I will avoid spoiling the ending, except to say that it’s shockingly violent for the time period.  It’s also rushed, which is the biggest problem with The Black Cat.  The film sets up a number of plot threads and conflicts, then speeds through resolving them.  Blink and you’ll miss salient plot points.  Let your attention wander for an instant and characters are suddenly dead.  If it were not for Lugosi and Karloff anchoring the film, it would float off into space.

Both Karloff and Lugosi made better films, but perhaps none pitted them so marvelously against each other as The Black Cat.  Despite dropping some of the more interesting elements – the backdrop of World War I, Satanism and possession – the film succeeds in what it sets out to do.  It wants to give us an hour of two of cinema’s greatest monsters glaring at each other across a chess board, framed in a doorway, or cackling in each other’s faces.  Lugosi and Karloff are possessed of two of the most wonderful voices in early cinema and they dwell on every word of their dialogue, vying for screen-time.  Pleasure in cinema can be found in the weirdest places, and The Black Cat remains one of the more pleasurable experiences for this horror fan.

Add me to the long, long list of annoyed geeky bloggers with a serious chip on her shoulder over the Twilight franchise.  Add me also to the long, long list of hipsters who, like, totally was into vampires before vampires were cool.  And I’m talking PROPER vampires.  The ones with fangs and bloodlust; not the sparkling vegetarian high school ones (what the fuck is a vegetarian vampire, after all?)

Back in the long, long ago, vampires were scary as well as sexy.  Apparently True Blood is attempting to fill that void, as it were, but even those Bayou vamps are more the descendants of Anne Rice’s sexually confused dandies than Bram Stoker’s creation of pure evil.  And you gotta admit, Bram Stoker gave us the world’s greatest vampire, the King of Vampires,  evil incarnate.  Stoker’s Dracula was not sexy; he was not tortured over his vampire-ishness.  Despite a fairly pronounced death drive, what he really wanted to do was drain everyone’s blood and create an empire of the undead.  You know, a good, old fashioned  take over the world kind of villain.  He had fangs.  He turned into a bat and a wolf and assaulted Victorian womanhood, manhood and childhood.  He brought out the evil in the staunch Victorian middle-classes, making them turn on each other, forcing them into deeper and deeper depravity in their attempts to annihilate him.  He was one evil sonofabitch.

Vampire

Dracula has been a lot of things over the years, and has been progressively defanged since Browning’s 1931 film made him into  a foreign gentleman.  Time passed, Christopher Lee gave us a sexier Dracula, then a Dracula who rides the number 7 bus.  Finally, Frank Langella gave us disco Dracula.  And that was sort of the stake through the heart for ol’Drac.  Gerard Butler in Dracula 2000 proposed that Dracula was actually Judas (!); Gary Oldman in Coppolla’s inappropriately named Bram Stoker’s Dracula definitely had the tortured romantic thing going on, but then he also did some raping and pillaging.  At least Dracula never really lost his fangs, or the whole ‘I want to suck your blood’ mentality.  Until now.

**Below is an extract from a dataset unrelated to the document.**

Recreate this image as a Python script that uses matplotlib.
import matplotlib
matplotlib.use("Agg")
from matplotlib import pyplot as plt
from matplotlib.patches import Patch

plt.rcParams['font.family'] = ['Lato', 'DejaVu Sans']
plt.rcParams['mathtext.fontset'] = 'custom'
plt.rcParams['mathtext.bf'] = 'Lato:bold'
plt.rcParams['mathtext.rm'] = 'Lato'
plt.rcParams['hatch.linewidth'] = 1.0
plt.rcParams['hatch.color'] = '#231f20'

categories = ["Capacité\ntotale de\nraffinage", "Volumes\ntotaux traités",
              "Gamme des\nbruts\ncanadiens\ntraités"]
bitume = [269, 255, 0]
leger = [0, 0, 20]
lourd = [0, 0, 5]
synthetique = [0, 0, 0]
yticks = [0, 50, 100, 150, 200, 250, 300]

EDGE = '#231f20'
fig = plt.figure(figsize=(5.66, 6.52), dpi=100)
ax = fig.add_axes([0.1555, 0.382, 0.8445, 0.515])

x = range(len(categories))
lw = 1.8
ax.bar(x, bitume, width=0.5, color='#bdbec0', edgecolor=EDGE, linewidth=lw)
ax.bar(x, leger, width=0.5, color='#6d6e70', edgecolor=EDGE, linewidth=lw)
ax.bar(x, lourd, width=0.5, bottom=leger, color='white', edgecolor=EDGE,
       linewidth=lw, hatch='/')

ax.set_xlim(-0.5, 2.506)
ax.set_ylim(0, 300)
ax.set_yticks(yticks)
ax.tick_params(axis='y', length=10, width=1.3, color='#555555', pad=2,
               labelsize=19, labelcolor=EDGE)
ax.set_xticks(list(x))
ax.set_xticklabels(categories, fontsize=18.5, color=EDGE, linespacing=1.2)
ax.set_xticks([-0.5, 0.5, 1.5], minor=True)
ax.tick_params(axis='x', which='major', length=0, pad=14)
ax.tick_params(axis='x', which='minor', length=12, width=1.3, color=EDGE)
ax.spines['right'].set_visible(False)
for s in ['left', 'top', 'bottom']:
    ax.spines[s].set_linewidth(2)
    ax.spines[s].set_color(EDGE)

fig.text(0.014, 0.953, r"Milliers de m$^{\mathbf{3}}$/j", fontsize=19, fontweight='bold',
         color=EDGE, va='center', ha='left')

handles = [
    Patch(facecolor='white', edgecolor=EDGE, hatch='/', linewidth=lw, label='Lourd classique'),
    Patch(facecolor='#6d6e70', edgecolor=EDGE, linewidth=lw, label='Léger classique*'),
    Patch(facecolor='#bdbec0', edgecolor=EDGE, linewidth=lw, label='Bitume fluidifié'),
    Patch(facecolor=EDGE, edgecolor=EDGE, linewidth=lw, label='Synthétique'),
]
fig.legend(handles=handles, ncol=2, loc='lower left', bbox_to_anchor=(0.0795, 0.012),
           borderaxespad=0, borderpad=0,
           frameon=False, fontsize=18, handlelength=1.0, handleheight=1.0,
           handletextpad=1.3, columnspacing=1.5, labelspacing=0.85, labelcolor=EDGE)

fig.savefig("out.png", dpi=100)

Vampires have typically represented the sexual confusion and mores of their time periods.  It’s no accident that the most memorable vampire showed up nearing the end of the Victorian era, a time characterized by excessive sexual repression, two very ugly occurrences involving sexuality (Jack the Ripper and the trial of Oscar Wilde) and the escalating debate over the rights of women.  That Dracula transformed over time into a tortured lover, a gentleman, a man not quite as evil as he initially seemed, seems to reflect the changing desires of the culture he comes out of.  Dracula began to stop being scary when sex stopped being as scary.  But today, something very weird has happened.

Not a vampire. Get it?

Twilight has enacted a sort of double repression.  The vampire, rather than being an eruption of the chaos world, an embodiment of the darkness at the heart of middle class society, becomes instead fully integrated into that society.  A misunderstood, not terribly dangerous celibate, continuously repressing natural desires (in the case of a vampire, blood and sex) in favor of asceticism: being a ‘good’ vampire.  Sex is not to be indulged until marriage, at which point it becomes violent and bruising, resulting in a rather Cronenbergian pregnancy and C-section.  And that’s romantic.  The books and films present Edward as the ultimate romantic lover, but the entire romantic relationship is a reinforcement of the very patriarchal norms (men are animals, sex is evil and painful, etc.) that the vampire was originally a reaction against.  By making the vampire the hero, the Twilight franchise has managed to invert the purpose of the monster (the return of the repressed) and make the monster himself into a romantic symbol that reinforces that repression.  The Victorians couldn’t have accomplished it better.  Vampires have ceased to be scary.  They’re now pale young Englishmen with sparkling skin who resist the passions of the flesh … until, of course, they beat the hell out of their partners in the marriage bed.  How romantic.

It saddens me to see Drac and his brethren fall so far from grace.  I hope that we someday regain some of the kinkiness that has always characterized vampire lore (True Blood is the one hope for the future of the bloodsuckers).  I don’t know what Edward Cullen and the rest of those sparkly Mormons are, but they sure as hell aren’t vampires.